◆ WHAT NEEDS TO BE DONE ◆
Return the listing below verbatim. Pictures do not belong in the copy.

◆ DATA PROVIDED ◆
·····

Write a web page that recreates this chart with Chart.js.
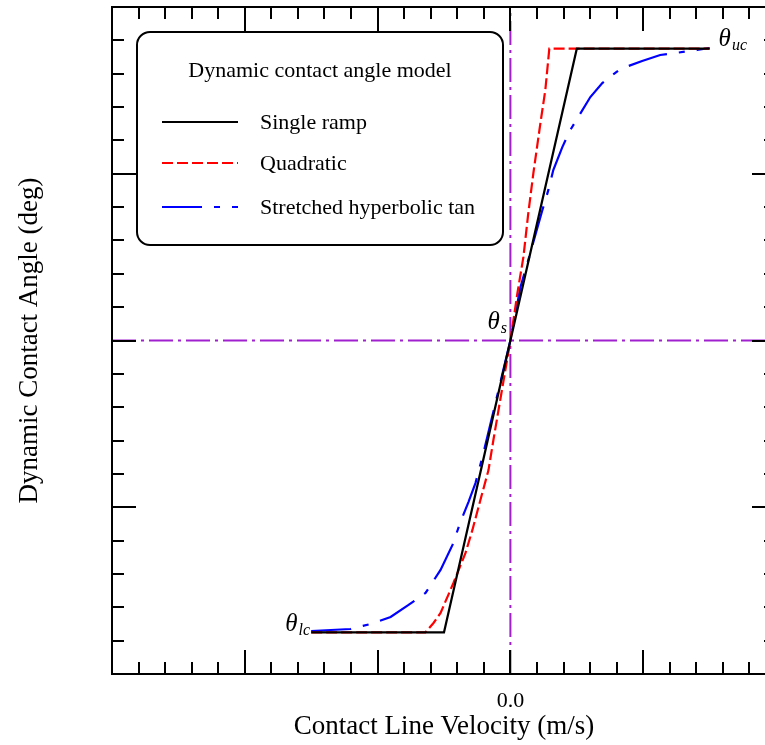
<!DOCTYPE html>
<html><head><meta charset="utf-8">
<script src="https://cdn.jsdelivr.net/npm/chart.js@4/dist/chart.umd.min.js"></script>
<style>
html,body{margin:0;padding:0;background:#fff;overflow:hidden;width:765px;height:745px}
#wrap{position:absolute;left:0;top:0;width:790px;height:745px}
</style>
</head><body><div id="wrap"><canvas id="c" width="790" height="745"></canvas></div>
<script>
// ---- data ----
const seriesNames = ['Single ramp', 'Quadratic', 'Stretched hyperbolic tan'];
const legendTitle = 'Dynamic contact angle model';
const xTitle = 'Contact Line Velocity (m/s)';
const yTitle = 'Dynamic Contact Angle (deg)';
const xTickLabels = ['0.0'];            // only labelled tick (at velocity 0)
const xTickLabelValues = [0];

const rampX = [-1.5, -0.5, 0.5, 1.5];
const rampY = [0.25, 0.25, 3.75, 3.75];

const quadX = [-1.5, -0.64, -0.579, -0.526, -0.429, -0.338, -0.286, -0.226, -0.165, -0.128, 0, 0.053, 0.098, 0.135, 0.173, 0.226, 0.263, 0.293, 1.5];
const quadY = [0.25, 0.25, 0.306, 0.366, 0.546, 0.726, 0.864, 1.043, 1.223, 1.403, 2.0, 2.285, 2.501, 2.765, 3.004, 3.304, 3.502, 3.75, 3.75];

const tanhX = [-1.5, -1.203, -1.053, -0.902, -0.767, -0.639, -0.526, -0.436, -0.376, -0.316, -0.263, -0.203, 0, 0.075, 0.15, 0.241, 0.286, 0.323, 0.391, 0.451, 0.602, 0.692, 0.827, 0.992, 1.128, 1.406, 1.5];
const tanhY = [0.258, 0.27, 0.30, 0.342, 0.414, 0.486, 0.624, 0.774, 0.912, 1.031, 1.145, 1.325, 2.0, 2.318, 2.525, 2.783, 2.903, 3.022, 3.160, 3.262, 3.460, 3.544, 3.628, 3.676, 3.712, 3.742, 3.754];

const staticAngle = 2.0;      // theta_s level
const upperAngle = 3.75;      // theta_uc
const lowerAngle = 0.25;      // theta_lc
const xRange = [-3, 2];
const yRange = [0, 4];
const minorStep = 0.2;

// ---- chart ----
const pts = (xs, ys) => xs.map((v, i) => ({x: v, y: ys[i]}));
const purple = '#a020d0';
const serif = "'Liberation Serif', 'Times New Roman', serif";

const datasets = [
  {label: seriesNames[0], data: pts(rampX, rampY), borderColor: '#000', borderWidth: 2.2, borderDash: []},
  {label: seriesNames[1], data: pts(quadX, quadY), borderColor: '#ff0000', borderWidth: 2.2, borderDash: [11, 4]},
  {label: seriesNames[2], data: pts(tanhX, tanhY), borderColor: '#0000ff', borderWidth: 2.2, borderDash: [40, 12, 6, 12]},
  {label: 'vline', data: [{x: 0, y: yRange[0]}, {x: 0, y: yRange[1]}], borderColor: purple, borderWidth: 2, borderDash: [24, 5, 3, 5], isRef: true},
  {label: 'hline', data: [{x: xRange[0], y: staticAngle}, {x: xRange[1], y: staticAngle}], borderColor: purple, borderWidth: 2, borderDash: [24, 5, 3, 5], isRef: true}
].map(d => Object.assign({pointRadius: 0, tension: 0, fill: false}, d));

const decor = {
  id: 'decor',
  afterDraw(chart) {
    const {ctx, chartArea: a, scales: {x, y}} = chart;
    ctx.save();
    ctx.strokeStyle = '#000';
    ctx.lineWidth = 2;
    ctx.setLineDash([]);
    const line = (x1, y1, x2, y2) => { ctx.beginPath(); ctx.moveTo(x1, y1); ctx.lineTo(x2, y2); ctx.stroke(); };
    // frame
    ctx.strokeRect(a.left, a.top, a.right - a.left, a.bottom - a.top);
    // inward ticks x
    const nx = Math.round((x.max - x.min) / minorStep);
    for (let i = 0; i <= nx; i++) {
      const v = x.min + i * minorStep;
      const px = Math.round(x.getPixelForValue(v));
      const major = Math.abs(v - Math.round(v)) < 1e-6;
      const L = major ? 24 : 12;
      line(px, a.bottom, px, a.bottom - L);
      line(px, a.top, px, a.top + L);
    }
    const ny = Math.round((y.max - y.min) / minorStep);
    for (let i = 0; i <= ny; i++) {
      const v = y.min + i * minorStep;
      const py = Math.round(y.getPixelForValue(v));
      const major = Math.abs(v - Math.round(v)) < 1e-6;
      const L = major ? 24 : 12;
      line(a.left, py, a.left + L, py);
      line(a.right, py, a.right - L, py);
    }
    // legend box
    const bx = 137, by = 32, bw = 366, bh = 213, r = 13;
    ctx.fillStyle = '#fff';
    ctx.beginPath();
    ctx.roundRect(bx, by, bw, bh, r);
    ctx.fill();
    ctx.stroke();
    ctx.fillStyle = '#000';
    ctx.font = '22px ' + serif;
    ctx.textBaseline = 'middle';
    ctx.textAlign = 'center';
    ctx.fillText(legendTitle, 320, 71);
    ctx.textAlign = 'left';
    const rows = [122, 163, 207];
    chart.data.datasets.filter(d => !d.isRef).forEach((d, i) => {
      ctx.strokeStyle = d.borderColor;
      ctx.lineWidth = 2.2;
      ctx.setLineDash(d.borderDash || []);
      line(162, rows[i], 238, rows[i]);
      ctx.setLineDash([]);
      ctx.fillStyle = '#000';
      ctx.fillText(d.label, 260, rows[i] + 1);
    });
    // theta labels
    const theta = (px, py, sub) => {
      ctx.textBaseline = 'alphabetic';
      ctx.textAlign = 'left';
      ctx.fillStyle = '#000';
      ctx.font = 'italic 25px ' + serif;
      ctx.fillText('\u03b8', px, py);
      const w = ctx.measureText('\u03b8').width;
      ctx.font = 'italic 16px ' + serif;
      ctx.fillText(sub, px + w + 1, py + 4);
    };
    const uX = x.getPixelForValue(rampX[rampX.length - 1]), uY = y.getPixelForValue(upperAngle);
    theta(uX + 9, uY - 3, 'uc');
    const sX = x.getPixelForValue(0), sY = y.getPixelForValue(staticAngle);
    theta(sX - 23, sY - 12, 's');
    const lX = x.getPixelForValue(rampX[0]), lY = y.getPixelForValue(lowerAngle);
    theta(lX - 26, lY - 1, 'lc');
    ctx.restore();
  }
};

new Chart(document.getElementById('c'), {
  type: 'line',
  data: {datasets},
  options: {
    responsive: false,
    animation: false,
    layout: {padding: {top: 7, right: 14, left: 0, bottom: 0}},
    plugins: {legend: {display: false}, tooltip: {enabled: false}},
    scales: {
      x: {
        type: 'linear', min: xRange[0], max: xRange[1],
        grid: {display: false, drawTicks: false}, border: {display: false},
        afterFit: s => { s.height = 71; },
        ticks: {
          stepSize: 1, autoSkip: false, maxRotation: 0, padding: 14, color: '#000',
          font: {family: serif, size: 22},
          callback: v => { const k = xTickLabelValues.findIndex(t => Math.abs(t - v) < 1e-9); return k >= 0 ? xTickLabels[k] : ''; }
        },
        title: {display: true, text: xTitle, color: '#000', font: {family: serif, size: 27}, padding: {top: 0, bottom: 2}}
      },
      y: {
        type: 'linear', min: yRange[0], max: yRange[1],
        grid: {display: false, drawTicks: false}, border: {display: false},
        afterFit: s => { s.width = 112; },
        ticks: {display: false},
        title: {display: true, text: yTitle, color: '#000', font: {family: serif, size: 27}, padding: {top: 14, bottom: 0}}
      }
    }
  },
  plugins: [decor]
});
</script>
</body></html>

·····

◆ SOLUTION TO THE EXERCISE ◆
Write a web page that recreates this chart with Chart.js.
<!DOCTYPE html>
<html><head><meta charset="utf-8">
<script src="https://cdn.jsdelivr.net/npm/chart.js@4/dist/chart.umd.min.js"></script>
<style>
html,body{margin:0;padding:0;background:#fff;overflow:hidden;width:765px;height:745px}
#wrap{position:absolute;left:0;top:0;width:790px;height:745px}
</style>
</head><body><div id="wrap"><canvas id="c" width="790" height="745"></canvas></div>
<script>
// ---- data ----
const seriesNames = ['Single ramp', 'Quadratic', 'Stretched hyperbolic tan'];
const legendTitle = 'Dynamic contact angle model';
const xTitle = 'Contact Line Velocity (m/s)';
const yTitle = 'Dynamic Contact Angle (deg)';
const xTickLabels = ['0.0'];            // only labelled tick (at velocity 0)
const xTickLabelValues = [0];

const rampX = [-1.5, -0.5, 0.5, 1.5];
const rampY = [0.25, 0.25, 3.75, 3.75];

const quadX = [-1.5, -0.64, -0.579, -0.526, -0.429, -0.338, -0.286, -0.226, -0.165, -0.128, 0, 0.053, 0.098, 0.135, 0.173, 0.226, 0.263, 0.293, 1.5];
const quadY = [0.25, 0.25, 0.306, 0.366, 0.546, 0.726, 0.864, 1.043, 1.223, 1.403, 2.0, 2.285, 2.501, 2.765, 3.004, 3.304, 3.502, 3.75, 3.75];

const tanhX = [-1.5, -1.203, -1.053, -0.902, -0.767, -0.639, -0.526, -0.436, -0.376, -0.316, -0.263, -0.203, 0, 0.075, 0.15, 0.241, 0.286, 0.323, 0.391, 0.451, 0.602, 0.692, 0.827, 0.992, 1.128, 1.406, 1.5];
const tanhY = [0.258, 0.27, 0.30, 0.342, 0.414, 0.486, 0.624, 0.774, 0.912, 1.031, 1.145, 1.325, 2.0, 2.318, 2.525, 2.783, 2.903, 3.022, 3.160, 3.262, 3.460, 3.544, 3.628, 3.676, 3.712, 3.742, 3.754];

const staticAngle = 2.0;      // theta_s level
const upperAngle = 3.75;      // theta_uc
const lowerAngle = 0.25;      // theta_lc
const xRange = [-3, 2];
const yRange = [0, 4];
const minorStep = 0.2;

// ---- chart ----
const pts = (xs, ys) => xs.map((v, i) => ({x: v, y: ys[i]}));
const purple = '#a020d0';
const serif = "'Liberation Serif', 'Times New Roman', serif";

const datasets = [
  {label: seriesNames[0], data: pts(rampX, rampY), borderColor: '#000', borderWidth: 2.2, borderDash: []},
  {label: seriesNames[1], data: pts(quadX, quadY), borderColor: '#ff0000', borderWidth: 2.2, borderDash: [11, 4]},
  {label: seriesNames[2], data: pts(tanhX, tanhY), borderColor: '#0000ff', borderWidth: 2.2, borderDash: [40, 12, 6, 12]},
  {label: 'vline', data: [{x: 0, y: yRange[0]}, {x: 0, y: yRange[1]}], borderColor: purple, borderWidth: 2, borderDash: [24, 5, 3, 5], isRef: true},
  {label: 'hline', data: [{x: xRange[0], y: staticAngle}, {x: xRange[1], y: staticAngle}], borderColor: purple, borderWidth: 2, borderDash: [24, 5, 3, 5], isRef: true}
].map(d => Object.assign({pointRadius: 0, tension: 0, fill: false}, d));

const decor = {
  id: 'decor',
  afterDraw(chart) {
    const {ctx, chartArea: a, scales: {x, y}} = chart;
    ctx.save();
    ctx.strokeStyle = '#000';
    ctx.lineWidth = 2;
    ctx.setLineDash([]);
    const line = (x1, y1, x2, y2) => { ctx.beginPath(); ctx.moveTo(x1, y1); ctx.lineTo(x2, y2); ctx.stroke(); };
    // frame
    ctx.strokeRect(a.left, a.top, a.right - a.left, a.bottom - a.top);
    // inward ticks x
    const nx = Math.round((x.max - x.min) / minorStep);
    for (let i = 0; i <= nx; i++) {
      const v = x.min + i * minorStep;
      const px = Math.round(x.getPixelForValue(v));
      const major = Math.abs(v - Math.round(v)) < 1e-6;
      const L = major ? 24 : 12;
      line(px, a.bottom, px, a.bottom - L);
      line(px, a.top, px, a.top + L);
    }
    const ny = Math.round((y.max - y.min) / minorStep);
    for (let i = 0; i <= ny; i++) {
      const v = y.min + i * minorStep;
      const py = Math.round(y.getPixelForValue(v));
      const major = Math.abs(v - Math.round(v)) < 1e-6;
      const L = major ? 24 : 12;
      line(a.left, py, a.left + L, py);
      line(a.right, py, a.right - L, py);
    }
    // legend box
    const bx = 137, by = 32, bw = 366, bh = 213, r = 13;
    ctx.fillStyle = '#fff';
    ctx.beginPath();
    ctx.roundRect(bx, by, bw, bh, r);
    ctx.fill();
    ctx.stroke();
    ctx.fillStyle = '#000';
    ctx.font = '22px ' + serif;
    ctx.textBaseline = 'middle';
    ctx.textAlign = 'center';
    ctx.fillText(legendTitle, 320, 71);
    ctx.textAlign = 'left';
    const rows = [122, 163, 207];
    chart.data.datasets.filter(d => !d.isRef).forEach((d, i) => {
      ctx.strokeStyle = d.borderColor;
      ctx.lineWidth = 2.2;
      ctx.setLineDash(d.borderDash || []);
      line(162, rows[i], 238, rows[i]);
      ctx.setLineDash([]);
      ctx.fillStyle = '#000';
      ctx.fillText(d.label, 260, rows[i] + 1);
    });
    // theta labels
    const theta = (px, py, sub) => {
      ctx.textBaseline = 'alphabetic';
      ctx.textAlign = 'left';
      ctx.fillStyle = '#000';
      ctx.font = 'italic 25px ' + serif;
      ctx.fillText('\u03b8', px, py);
      const w = ctx.measureText('\u03b8').width;
      ctx.font = 'italic 16px ' + serif;
      ctx.fillText(sub, px + w + 1, py + 4);
    };
    const uX = x.getPixelForValue(rampX[rampX.length - 1]), uY = y.getPixelForValue(upperAngle);
    theta(uX + 9, uY - 3, 'uc');
    const sX = x.getPixelForValue(0), sY = y.getPixelForValue(staticAngle);
    theta(sX - 23, sY - 12, 's');
    const lX = x.getPixelForValue(rampX[0]), lY = y.getPixelForValue(lowerAngle);
    theta(lX - 26, lY - 1, 'lc');
    ctx.restore();
  }
};

new Chart(document.getElementById('c'), {
  type: 'line',
  data: {datasets},
  options: {
    responsive: false,
    animation: false,
    layout: {padding: {top: 7, right: 14, left: 0, bottom: 0}},
    plugins: {legend: {display: false}, tooltip: {enabled: false}},
    scales: {
      x: {
        type: 'linear', min: xRange[0], max: xRange[1],
        grid: {display: false, drawTicks: false}, border: {display: false},
        afterFit: s => { s.height = 71; },
        ticks: {
          stepSize: 1, autoSkip: false, maxRotation: 0, padding: 14, color: '#000',
          font: {family: serif, size: 22},
          callback: v => { const k = xTickLabelValues.findIndex(t => Math.abs(t - v) < 1e-9); return k >= 0 ? xTickLabels[k] : ''; }
        },
        title: {display: true, text: xTitle, color: '#000', font: {family: serif, size: 27}, padding: {top: 0, bottom: 2}}
      },
      y: {
        type: 'linear', min: yRange[0], max: yRange[1],
        grid: {display: false, drawTicks: false}, border: {display: false},
        afterFit: s => { s.width = 112; },
        ticks: {display: false},
        title: {display: true, text: yTitle, color: '#000', font: {family: serif, size: 27}, padding: {top: 14, bottom: 0}}
      }
    }
  },
  plugins: [decor]
});
</script>
</body></html>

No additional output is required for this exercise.